Born in Fukuoka, Japan, and currently an associate professor at the University of Hyogo in Kobe, Japan, Dr. Yutaka Mizukami has been a Conservancy member since 2014. He is also a member of Japan’s International Council on Monuments and Sites (ICOMOS) National Committee. Yutaka specializes in architectural history and design. His doctoral thesis for his engineering degree at Kyoto University, “The Architectural Thought of Frank Lloyd Wright,” was published in Japanese in 2013. He also translated an early edition of the Conservancy publication Wright Sites: A Guide to Frank Lloyd Wright Public Places into Japanese. In addition to Wright, Yutaka is also interested in the architecture of Louis Kahn, Alvar Aalto and Le Corbusier.
What is your first experience or earliest memory of Frank Lloyd Wright’s architecture?
Seeing the Marin County Civic Center in 1990.
What work of architecture that was demolished really affected you in a personal way?
Wright’s Hoffman Auto Showroom in New York. I had not thought a work of Wright’s could be destroyed in this period. [Editor’s note: The Wright-designed interior space was surreptitiously gutted by the building’s owner in 2013 while landmarking efforts were being undertaken.]
Is there one work of Wright’s that has been most important or meaningful to you?

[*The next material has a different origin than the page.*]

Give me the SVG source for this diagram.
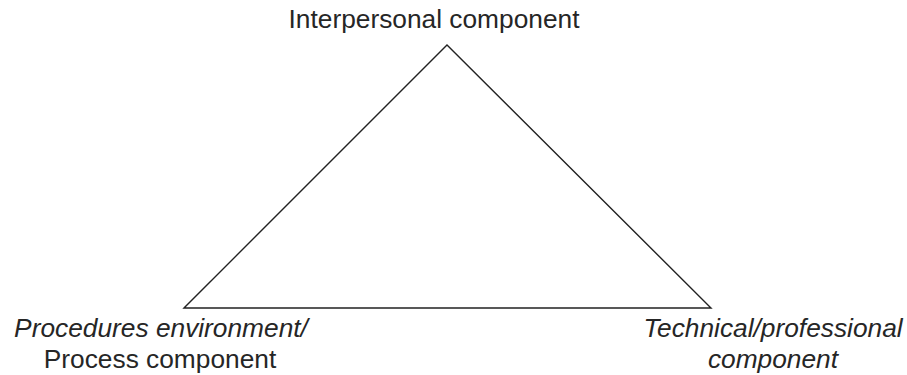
<svg xmlns="http://www.w3.org/2000/svg" width="907" height="375" viewBox="0 0 907 375">
<style>
text{font-family:"Liberation Sans",Arial,sans-serif;font-size:26.3px;fill:#262626;text-anchor:middle}
.i{font-style:italic}
.edge{stroke:#222;stroke-width:1.4;fill:none}
</style>
<rect width="907" height="375" fill="#fff"/>
<g id="connectors">
<path class="edge" d="M184,308 L447,45 L711,308 Z" stroke-linejoin="miter"/>
</g>
<g id="interpersonal"><text x="434" y="28">Interpersonal component</text></g>
<g id="process"><text class="i" x="161" y="337">Procedures environment/</text><text x="160" y="368">Process component</text></g>
<g id="technical"><text class="i" x="773" y="337">Technical/professional</text><text class="i" x="773" y="368">component</text></g>
</svg>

Yamamura House in Ashiya, Japan. As a board member, I am undertaking the renovation program of the Yamamura House for the Agency for Cultural Affairs.
What have you enjoyed most about being a member of the Frank Lloyd Wright Building Conservancy?
The tours of residences which are usually not open to the public.
How strong is Wright’s legacy in Japan today?
Wright is known for loving and understanding Japan more than the Japanese. And he advocated the modern world that confronted the situation of international style. It means he shows us the way to break down the status quo in the manner of us, that is not the superficial design but the philosophy within.
In what ways is his influence felt?
Many Japanese have a feeling of nostalgia in his space. That is the phenomenon of primordial Japanese philosophy of intimate relationship between the human nature and Nature.
Are many young architects or architecture scholars in Japan influenced by Wright?
Young architects are looking for sustainable, ubiquitous and natural ways of living. It will be our business to show them that Wright’s way—not superficial design but the philosophy within—illustrates what they are looking for.
Do you think it is easier or harder to preserve historic architecture in Japan or the United States?
When it comes to modern architecture in Japan, it is hard for civic movements to overcome political or near-sighted economical power. I have a desire to learn from the many attempts to preserve historic architecture in the U.S.